What is the real life utility dot product and cross product of vectors? Today, my teacher asked us what is the real life utility of the dot product and cross product of vectors. Many of us said that one gives a scalar product, and one gives a vector product. But he said that, that was not the real life utility of the dot and cross product. He asked us, "Students, why do we have to learn these two concepts? Because they are given in the book? Or because they are important concepts of vectors, or refer do they have some actual utility."
None of us could answer. Does anyone here know a proper answer to an improper question like this?
N.B.: Please pardon me if it's a foolish question, and don't give me credit if it opens up a huge set of answers.
 A: For Scalar Product:
Energy and momentum fields have many applications for it. For example work done by a non-conservative force is given as $\vec{F}.\vec{d}$ etc
For Vector Product:
Rotational Mechanics  Uses much of it for example calculating angular momentum $\vec{L}=\vec{r}\times\vec{p}$ or Torque , $\vec{\tau}=\vec{r}\times\vec{F}$
A: I'm confused by what your teacher means by real life utility. I'm afraid the vast majority of humans get by perfectly fine without needing the dot or cross product. If he's asking how it pertains to geometry, the dot product is like shining a lamp on one [normed] vector perpendicularly and measuring the shadow of another, different [normed] vector on it. 

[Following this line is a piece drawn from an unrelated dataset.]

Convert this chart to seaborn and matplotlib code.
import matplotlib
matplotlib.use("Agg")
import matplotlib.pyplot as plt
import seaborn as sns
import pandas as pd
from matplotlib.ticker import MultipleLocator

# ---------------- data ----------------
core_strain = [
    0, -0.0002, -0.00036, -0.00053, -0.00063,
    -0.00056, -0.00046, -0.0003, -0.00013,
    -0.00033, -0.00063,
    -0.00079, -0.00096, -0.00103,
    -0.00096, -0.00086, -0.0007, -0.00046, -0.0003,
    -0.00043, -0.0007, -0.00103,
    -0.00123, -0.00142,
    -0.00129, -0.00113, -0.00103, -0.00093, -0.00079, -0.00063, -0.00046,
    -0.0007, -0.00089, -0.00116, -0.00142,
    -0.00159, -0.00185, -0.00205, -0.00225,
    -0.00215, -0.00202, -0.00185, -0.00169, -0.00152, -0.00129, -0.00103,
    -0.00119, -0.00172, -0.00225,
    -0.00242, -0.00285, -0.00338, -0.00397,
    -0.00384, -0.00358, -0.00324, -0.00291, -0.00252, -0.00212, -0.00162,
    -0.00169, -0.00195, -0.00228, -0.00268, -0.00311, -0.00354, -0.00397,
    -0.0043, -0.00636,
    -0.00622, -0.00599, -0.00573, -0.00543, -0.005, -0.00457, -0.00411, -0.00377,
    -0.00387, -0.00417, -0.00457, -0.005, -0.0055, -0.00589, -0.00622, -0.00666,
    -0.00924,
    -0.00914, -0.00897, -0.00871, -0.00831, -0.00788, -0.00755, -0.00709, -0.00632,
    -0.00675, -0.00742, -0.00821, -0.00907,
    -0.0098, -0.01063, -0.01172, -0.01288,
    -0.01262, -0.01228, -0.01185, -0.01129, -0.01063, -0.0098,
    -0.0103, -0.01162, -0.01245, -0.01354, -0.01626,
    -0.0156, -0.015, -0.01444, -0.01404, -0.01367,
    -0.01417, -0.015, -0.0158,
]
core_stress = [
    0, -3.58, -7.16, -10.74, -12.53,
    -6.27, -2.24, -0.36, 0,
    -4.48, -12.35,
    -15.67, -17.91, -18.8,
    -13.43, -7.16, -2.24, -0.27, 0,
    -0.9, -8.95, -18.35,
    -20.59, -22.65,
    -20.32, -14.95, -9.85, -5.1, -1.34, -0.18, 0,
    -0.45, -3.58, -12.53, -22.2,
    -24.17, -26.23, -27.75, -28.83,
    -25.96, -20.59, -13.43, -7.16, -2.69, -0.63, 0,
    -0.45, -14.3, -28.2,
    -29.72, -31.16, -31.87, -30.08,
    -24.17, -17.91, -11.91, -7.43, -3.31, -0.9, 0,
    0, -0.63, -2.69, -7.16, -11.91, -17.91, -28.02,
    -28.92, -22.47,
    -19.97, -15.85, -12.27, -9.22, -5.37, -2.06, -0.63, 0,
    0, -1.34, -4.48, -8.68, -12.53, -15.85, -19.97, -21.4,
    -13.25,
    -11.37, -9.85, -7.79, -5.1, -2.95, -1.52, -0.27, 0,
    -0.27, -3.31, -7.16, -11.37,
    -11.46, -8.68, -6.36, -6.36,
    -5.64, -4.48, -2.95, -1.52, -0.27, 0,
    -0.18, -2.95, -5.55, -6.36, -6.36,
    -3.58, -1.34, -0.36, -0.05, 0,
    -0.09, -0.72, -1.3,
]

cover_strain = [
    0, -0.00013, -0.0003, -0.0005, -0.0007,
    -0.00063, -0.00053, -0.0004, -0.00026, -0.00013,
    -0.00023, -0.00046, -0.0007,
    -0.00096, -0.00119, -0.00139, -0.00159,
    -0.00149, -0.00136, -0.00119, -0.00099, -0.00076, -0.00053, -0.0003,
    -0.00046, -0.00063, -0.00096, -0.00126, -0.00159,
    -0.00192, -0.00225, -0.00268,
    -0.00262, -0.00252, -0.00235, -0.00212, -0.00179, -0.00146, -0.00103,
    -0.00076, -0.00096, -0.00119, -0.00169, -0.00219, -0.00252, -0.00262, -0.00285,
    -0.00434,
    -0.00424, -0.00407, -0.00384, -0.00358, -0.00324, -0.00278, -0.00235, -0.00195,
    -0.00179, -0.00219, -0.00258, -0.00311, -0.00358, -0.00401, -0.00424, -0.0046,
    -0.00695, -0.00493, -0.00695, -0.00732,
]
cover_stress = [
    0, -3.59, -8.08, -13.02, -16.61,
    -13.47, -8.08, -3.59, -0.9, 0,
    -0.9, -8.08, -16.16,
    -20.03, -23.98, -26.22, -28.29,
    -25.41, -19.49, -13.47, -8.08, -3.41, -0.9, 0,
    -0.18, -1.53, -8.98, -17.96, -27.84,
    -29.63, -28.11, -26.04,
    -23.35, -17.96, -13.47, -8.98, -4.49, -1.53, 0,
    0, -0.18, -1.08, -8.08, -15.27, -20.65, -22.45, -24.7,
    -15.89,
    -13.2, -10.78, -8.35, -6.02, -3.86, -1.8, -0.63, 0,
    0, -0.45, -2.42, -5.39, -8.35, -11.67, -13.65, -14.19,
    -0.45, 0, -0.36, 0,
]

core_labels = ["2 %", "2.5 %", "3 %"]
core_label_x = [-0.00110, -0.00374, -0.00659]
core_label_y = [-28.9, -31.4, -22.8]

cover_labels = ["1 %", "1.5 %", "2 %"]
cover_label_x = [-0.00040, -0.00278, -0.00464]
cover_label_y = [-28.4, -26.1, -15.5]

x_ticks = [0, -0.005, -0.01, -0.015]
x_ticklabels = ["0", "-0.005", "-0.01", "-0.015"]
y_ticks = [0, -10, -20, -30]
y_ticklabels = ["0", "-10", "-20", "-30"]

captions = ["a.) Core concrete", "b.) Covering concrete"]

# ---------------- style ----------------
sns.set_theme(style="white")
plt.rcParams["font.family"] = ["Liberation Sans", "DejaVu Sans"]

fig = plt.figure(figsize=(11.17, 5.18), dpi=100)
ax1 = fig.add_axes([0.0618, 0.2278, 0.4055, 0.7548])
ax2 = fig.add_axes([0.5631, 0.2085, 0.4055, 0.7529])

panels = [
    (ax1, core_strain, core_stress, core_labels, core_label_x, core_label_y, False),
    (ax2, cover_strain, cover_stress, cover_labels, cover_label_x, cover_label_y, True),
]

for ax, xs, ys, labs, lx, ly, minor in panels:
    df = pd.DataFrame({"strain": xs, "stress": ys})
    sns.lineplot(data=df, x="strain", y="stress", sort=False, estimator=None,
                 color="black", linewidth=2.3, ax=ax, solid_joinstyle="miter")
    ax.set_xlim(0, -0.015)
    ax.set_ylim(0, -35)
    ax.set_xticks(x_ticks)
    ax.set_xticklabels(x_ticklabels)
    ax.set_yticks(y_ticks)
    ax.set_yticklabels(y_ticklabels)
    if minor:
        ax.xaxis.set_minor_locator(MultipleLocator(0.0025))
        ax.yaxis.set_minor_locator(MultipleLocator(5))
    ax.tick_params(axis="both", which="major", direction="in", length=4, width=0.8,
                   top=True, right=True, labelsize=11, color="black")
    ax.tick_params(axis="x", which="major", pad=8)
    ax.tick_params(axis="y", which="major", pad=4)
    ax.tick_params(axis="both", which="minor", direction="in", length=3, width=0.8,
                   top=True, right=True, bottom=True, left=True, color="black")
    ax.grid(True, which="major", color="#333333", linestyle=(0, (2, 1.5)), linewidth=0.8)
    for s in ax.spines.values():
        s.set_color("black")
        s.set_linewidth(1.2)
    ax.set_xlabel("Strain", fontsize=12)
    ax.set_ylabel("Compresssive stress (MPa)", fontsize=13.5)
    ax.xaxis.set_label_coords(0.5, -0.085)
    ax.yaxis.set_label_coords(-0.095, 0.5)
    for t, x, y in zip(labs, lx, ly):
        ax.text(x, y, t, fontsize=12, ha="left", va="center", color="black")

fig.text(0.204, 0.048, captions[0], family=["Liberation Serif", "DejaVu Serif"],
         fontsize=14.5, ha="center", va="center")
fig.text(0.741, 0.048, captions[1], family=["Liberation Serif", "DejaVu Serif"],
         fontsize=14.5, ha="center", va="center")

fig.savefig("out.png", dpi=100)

The cross product gives you the positive area of a parallelogram with a side being one vector, and the other being the other vector.
A: In everyday life, whenever we move to arrive somewhere we  instinctively use dot products to decide on the route, searching for the shortest.Pythagoras theorem is a dot product, and we use it all the time whether we know about it or not.

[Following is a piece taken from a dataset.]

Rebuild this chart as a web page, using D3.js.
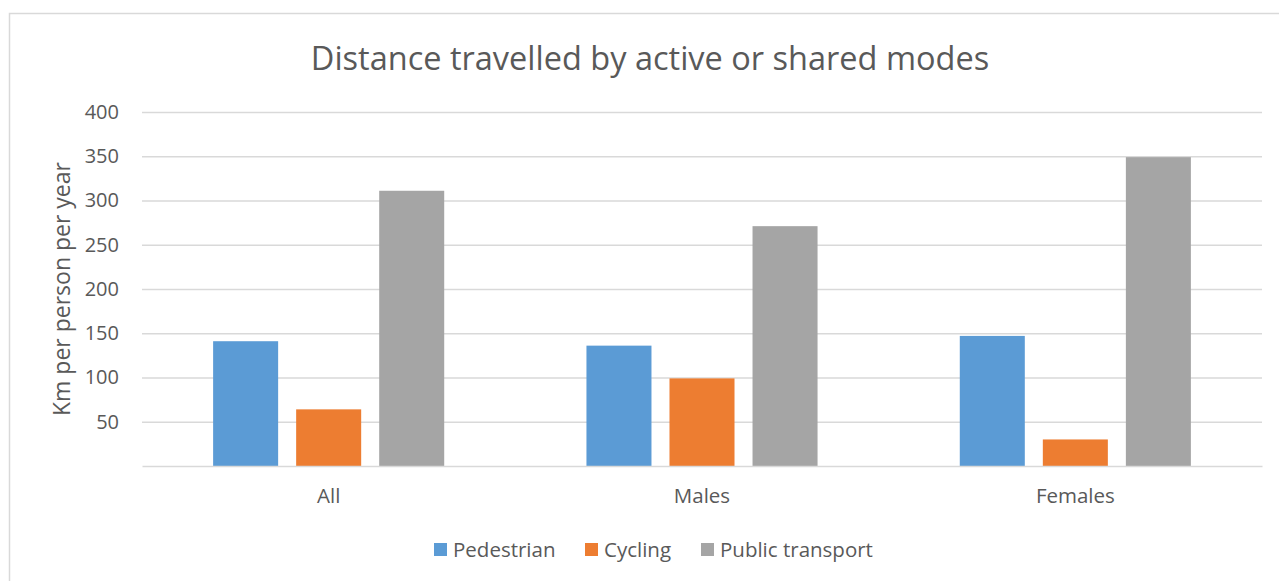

From the time of invention of the wheel,intuitive  knowledge of the cross product controls the use  of it , possibly also using sails needs the same intuition, where a push has unexpected consequences because of angular momentum.

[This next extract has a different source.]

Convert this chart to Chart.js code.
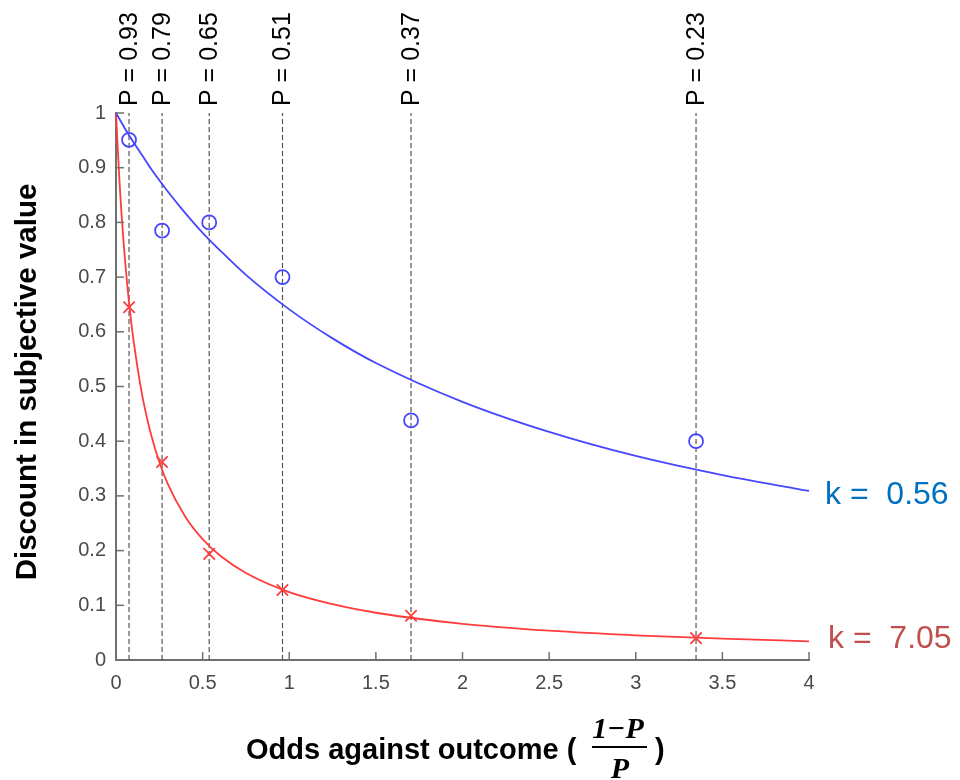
<!DOCTYPE html>
<html>
<head>
<meta charset="utf-8">
<script src="https://cdn.jsdelivr.net/npm/chart.js@4.4.1/dist/chart.umd.min.js"></script>
<style>
html,body{margin:0;padding:0;background:#fff;}
#wrap{width:960px;height:780px;}
</style>
</head>
<body>
<div id="wrap"><canvas id="c" width="960" height="780"></canvas></div>
<script>
// ---- data ----
const oddsX = [0.0753, 0.266, 0.538, 0.961, 1.703, 3.348];
const pLabels = ['P = 0.93', 'P = 0.79', 'P = 0.65', 'P = 0.51', 'P = 0.37', 'P = 0.23'];
const blueObserved = [0.951, 0.785, 0.800, 0.700, 0.438, 0.400];
const redObserved = [0.645, 0.362, 0.194, 0.128, 0.081, 0.040];
const curveX = [0, 0.02, 0.04, 0.06, 0.08, 0.1, 0.15, 0.2, 0.25, 0.3, 0.4, 0.5, 0.6, 0.75, 1, 1.25, 1.5, 2, 2.5, 3, 3.5, 4];
const blueCurve = [1, 0.989, 0.978, 0.967, 0.957, 0.947, 0.923, 0.899, 0.877, 0.856, 0.817, 0.781, 0.749, 0.704, 0.641, 0.588, 0.543, 0.472, 0.417, 0.373, 0.338, 0.309];
const redCurve = [1, 0.876, 0.780, 0.703, 0.639, 0.587, 0.486, 0.415, 0.362, 0.321, 0.262, 0.221, 0.191, 0.159, 0.124, 0.102, 0.0864, 0.0662, 0.0537, 0.0451, 0.0389, 0.0342];
const xTicks = [0, 0.5, 1, 1.5, 2, 2.5, 3, 3.5, 4];
const yTicks = [0, 0.1, 0.2, 0.3, 0.4, 0.5, 0.6, 0.7, 0.8, 0.9, 1];
const kLabels = ['k =  0.56', 'k =  7.05'];
const kValues = [0.309, 0.0342]; // curve end values where labels sit

const BLUE = 'rgb(70,70,255)';
const RED = 'rgb(255,60,60)';
const AXIS = '#707070';
const TICKC = '#4a4a4a';
const SANS = '"Liberation Sans", Arial, Helvetica, sans-serif';

const pairs = (xs, ys) => xs.map((x, i) => ({x: x, y: ys[i]}));

const dashSets = oddsX.map(x => ({
  type: 'line',
  data: [{x: x, y: 0}, {x: x, y: 1}],
  borderColor: '#555',
  borderWidth: 1.2,
  borderDash: [5, 3],
  pointRadius: 0,
  clip: false,
  order: 5
}));

const overlay = {
  id: 'overlay',
  afterDraw(chart) {
    const ctx = chart.ctx;
    const xs = chart.scales.x, ys = chart.scales.y;
    const area = chart.chartArea;
    ctx.save();
    // inward tick marks
    ctx.strokeStyle = AXIS;
    ctx.lineWidth = 1.5;
    xTicks.forEach(v => {
      const px = xs.getPixelForValue(v);
      ctx.beginPath(); ctx.moveTo(px, area.bottom); ctx.lineTo(px, area.bottom - 8); ctx.stroke();
    });
    yTicks.forEach(v => {
      const py = ys.getPixelForValue(v);
      ctx.beginPath(); ctx.moveTo(area.left, py); ctx.lineTo(area.left + 8, py); ctx.stroke();
    });
    // P labels
    ctx.fillStyle = '#000';
    ctx.font = '25px ' + SANS;
    ctx.textAlign = 'left';
    ctx.textBaseline = 'middle';
    oddsX.forEach((x, i) => {
      const px = xs.getPixelForValue(x);
      ctx.save();
      ctx.translate(px + 1, area.top - 7);
      ctx.rotate(-Math.PI / 2);
      ctx.fillText(pLabels[i], 0, 0);
      ctx.restore();
    });
    // k labels
    ctx.font = '32px ' + SANS;
    ctx.textBaseline = 'alphabetic';
    ctx.fillStyle = '#0070c0';
    ctx.fillText(kLabels[0], area.right + 16, ys.getPixelForValue(kValues[0]) + 13);
    ctx.fillStyle = '#c0504d';
    ctx.fillText(kLabels[1], area.right + 19, ys.getPixelForValue(kValues[1]) + 7);
    // y title
    ctx.fillStyle = '#000';
    ctx.font = 'bold 29.5px ' + SANS;
    ctx.save();
    ctx.translate(36, 382);
    ctx.rotate(-Math.PI / 2);
    ctx.textAlign = 'center';
    ctx.fillText('Discount in subjective value', 0, 0);
    ctx.restore();
    // x title
    ctx.textAlign = 'left';
    ctx.font = 'bold 29px ' + SANS;
    ctx.fillText('Odds against outcome (', 246, 759);
    // fraction
    ctx.font = 'bold italic 30px "Liberation Serif", "Times New Roman", serif';
    ctx.textAlign = 'center';
    ctx.fillText('1\u2212P', 618, 738);
    ctx.fillText('P', 620, 778);
    ctx.strokeStyle = '#000';
    ctx.lineWidth = 2;
    ctx.beginPath(); ctx.moveTo(592, 747); ctx.lineTo(647, 747); ctx.stroke();
    ctx.textAlign = 'left';
    ctx.font = 'bold 29px ' + SANS;
    ctx.fillText(')', 655, 759);
    ctx.restore();
  }
};

new Chart(document.getElementById('c'), {
  type: 'scatter',
  data: {
    datasets: [
      ...dashSets,
      {
        type: 'line', data: pairs(curveX, blueCurve), borderColor: BLUE, borderWidth: 1.8,
        pointRadius: 0, cubicInterpolationMode: 'monotone', clip: false, order: 2
      },
      {
        type: 'line', data: pairs(curveX, redCurve), borderColor: RED, borderWidth: 1.8,
        pointRadius: 0, cubicInterpolationMode: 'monotone', clip: false, order: 2
      },
      {
        data: pairs(oddsX, blueObserved), pointStyle: 'circle', pointRadius: 7,
        borderColor: BLUE, backgroundColor: 'rgba(0,0,0,0)', pointBorderWidth: 1.8, clip: false, order: 1
      },
      {
        data: pairs(oddsX, redObserved), pointStyle: 'crossRot', pointRadius: 8,
        borderColor: RED, backgroundColor: RED, pointBorderWidth: 1.8, clip: false, order: 1
      }
    ]
  },
  options: {
    responsive: false,
    animation: false,
    layout: {padding: {top: 113, right: 151, left: 0, bottom: 0}},
    plugins: {legend: {display: false}, tooltip: {enabled: false}},
    scales: {
      x: {
        type: 'linear', min: 0, max: 4,
        afterFit(s) { s.height = 120; },
        afterBuildTicks(s) { s.ticks = xTicks.map(v => ({value: v})); },
        grid: {display: false, drawTicks: false},
        border: {display: true, color: AXIS, width: 2},
        ticks: {
          padding: 11, color: TICKC, font: {size: 20, family: SANS},
          maxRotation: 0, autoSkip: false,
          callback: v => String(v)
        }
      },
      y: {
        type: 'linear', min: 0, max: 1,
        afterFit(s) { s.width = 116; },
        afterBuildTicks(s) { s.ticks = yTicks.map(v => ({value: v})); },
        grid: {display: false, drawTicks: false},
        border: {display: true, color: AXIS, width: 2},
        ticks: {
          padding: 10, color: TICKC, font: {size: 20, family: SANS},
          autoSkip: false,
          callback: v => String(Math.round(v * 10) / 10)
        }
      }
    }
  },
  plugins: [overlay]
});
</script>
</body>
</html>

A: A few roughly mentioned by our teacher:
1-The cross product could help you identify the path which would result in the most damage if a bird hits the aeroplane through it.
  The dot product could give you the interference of sound waves produced by the revving of engine on the journey.
2-solar panels need to be installed carefully depending upon angle of tilt of roof so that maximum electrical power is produced. it requires working out on direction and elevation of sun from roof, tilt angle followed by the product of these vectors.
3-We can assign a vector to each streamline of water moving in different directions under pressure from a faucet; and determine how much water is being lost by taking dot product of those vectors.